Importance of Considering the Response Function of Photon Counting Detectors with the Goal of Precise Material Identification

Energy Resolving Photon Counting Detectors (ERPCD) have been developed as a medical X-ray imaging application. The ERPCD can analyze energy information of measured X-rays. There is the possibility that quantitative information of an object such as the effective atomic number (Z _eff ) can be derived by analyzing the energy information of the X-rays. In order to realize accurate Z _eff identification, it is necessary to consider the effect of secondary-produced radiations which are produced by the interaction between incident X-rays and the detector. In addition, these secondary-produced radiations can be transferred to adjacent pixels. In this study, we evaluated the influence of the response function on the measured X-ray spectrum in terms of accuracy of derived Z _eff . We focused on CZT, Si, and GaAs detectors, and the response functions of these detectors were reproduced by Monte-Carlo simulations. A detector with an area of 10 mm × 10 mm, a thickness of 1.5 mm, and a pixel size of 200 μm × 200 μm was used for the simulation. Aluminum samples having mass thicknesses of 1, 5, and 10 g/cm ² were used as an object. 50.0 kV polychromatic X-rays were irradiated to the detector area of 1 mm × 1 mm. The X-ray spectra measured within one center pixel were analyzed. The mass attenuation factor "μ/ρ" was calculated from the simulated X-ray spectra of being incident and penetrating the object.

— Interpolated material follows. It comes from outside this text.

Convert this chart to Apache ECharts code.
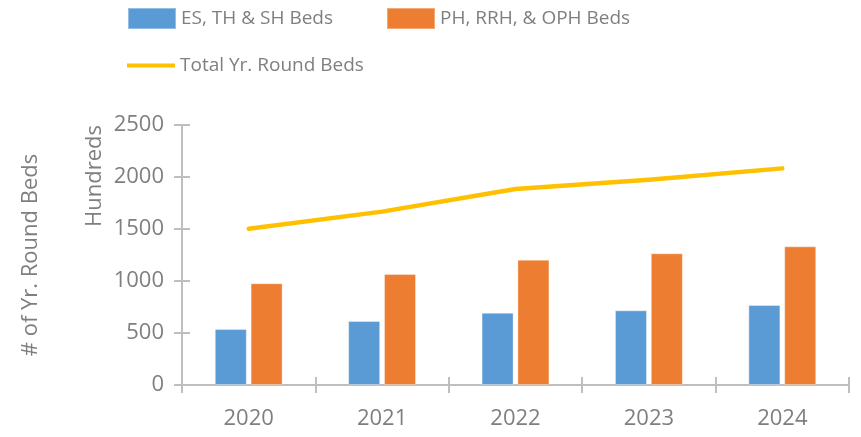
<!DOCTYPE html>
<html>
<head>
<meta charset="utf-8">
<script src="https://cdn.jsdelivr.net/npm/echarts@6/dist/echarts.min.js"></script>
<style>html,body{margin:0;padding:0;background:#fff}#c{width:861px;height:437px}</style>
</head>
<body>
<div id="c"></div>
<script>
const categories = ['2020', '2021', '2022', '2023', '2024'];
const esThShBeds = [538, 615, 695, 718, 769];
const phRrhOphBeds = [978, 1067, 1205, 1266, 1333];
const totalYrRoundBeds = [1503, 1667, 1885, 1974, 2083];
const seriesNames = ['ES, TH & SH Beds', 'PH, RRH, & OPH Beds', 'Total Yr. Round Beds'];
const yTicks = { min: 0, max: 2500, interval: 500 };

const FONT = 'Open Sans';
const GREY = '#7f7f7f';
const AXIS = '#bfbfbf';

const chart = echarts.init(document.getElementById('c'), null, { renderer: 'canvas' });
const grid = { left: 182, right: 12, top: 125, bottom: 52, containLabel: false };

const legendText = { color: GREY, fontFamily: FONT, fontSize: 19 };

chart.setOption({
  animation: false,
  backgroundColor: '#fff',
  grid: grid,
  legend: [
    { data: [seriesNames[0]], left: 127, top: 7, itemWidth: 48, itemHeight: 21, icon: 'rect', textStyle: legendText, padding: 0 },
    { data: [seriesNames[1]], left: 386, top: 7, itemWidth: 48, itemHeight: 21, icon: 'rect', textStyle: legendText, padding: 0 },
    { data: [seriesNames[2]], left: 127, top: 56, itemWidth: 48, itemHeight: 21, icon: 'path://M0,9H48V13H0Z', textStyle: legendText, padding: 0 }
  ],
  xAxis: [
    {
      type: 'category', data: categories, position: 'bottom',
      axisLine: { lineStyle: { color: AXIS, width: 2 } },
      axisTick: { show: true, length: 8, lineStyle: { color: AXIS, width: 2 } },
      axisLabel: { color: GREY, fontFamily: FONT, fontSize: 22, margin: 23 }
    },
    {
      type: 'category', data: categories, position: 'bottom', gridIndex: 0,
      axisLine: { show: false },
      axisTick: { show: true, inside: true, length: 8, lineStyle: { color: AXIS, width: 2 } },
      axisLabel: { show: false }
    }
  ],
  yAxis: [
    {
      type: 'value', min: yTicks.min, max: yTicks.max, interval: yTicks.interval,
      name: '# of Yr. Round Beds', nameLocation: 'middle', nameGap: 140, nameRotate: 90,
      nameTextStyle: { color: GREY, fontFamily: FONT, fontSize: 22 },
      axisLine: { show: true, lineStyle: { color: AXIS, width: 2 } },
      axisTick: { show: true, length: 8, lineStyle: { color: AXIS, width: 2 } },
      splitLine: { show: false },
      axisLabel: { color: GREY, fontFamily: FONT, fontSize: 22, margin: 18, formatter: function (v) { return String(v); } }
    },
    {
      type: 'value', min: yTicks.min, max: yTicks.max, interval: yTicks.interval, position: 'left',
      axisLine: { show: false },
      axisTick: { show: true, inside: true, length: 8, lineStyle: { color: AXIS, width: 2 } },
      splitLine: { show: false },
      axisLabel: { show: false }
    }
  ],
  graphic: [
    { type: 'text', x: 95, y: 125, rotation: Math.PI / 2,
      style: { text: 'Hundreds', fill: GREY, font: '22px "Open Sans"', align: 'right', verticalAlign: 'middle' } }
  ],
  series: [
    { name: seriesNames[0], type: 'bar', data: esThShBeds, barWidth: 32, barGap: '12%',
      itemStyle: { color: '#5b9bd5', borderColor: 'rgba(255,255,255,0.35)', borderWidth: 1 } },
    { name: seriesNames[1], type: 'bar', data: phRrhOphBeds, barWidth: 32, barGap: '12%',
      itemStyle: { color: '#ed7d31', borderColor: 'rgba(255,255,255,0.35)', borderWidth: 1 } },
    { name: seriesNames[2], type: 'line', data: totalYrRoundBeds, showSymbol: false, symbol: 'none',
      lineStyle: { color: '#ffc000', width: 4.5, cap: 'round', join: 'round' },
      itemStyle: { color: '#ffc000' } }
  ]
});
</script>
</body>
</html>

The Z _eff was derived from the theoretical relationship between μ/ρ and Z _eff , and the accuracy was evaluated. It was found that the effect of the response function decreases the accuracy of the derived Z _eff . We clarified the energy regions which can derive Z _eff accurately. These results are valuable to optimize analytical energy regions for accomplishing accurate Z _eff analysis using ERPCD.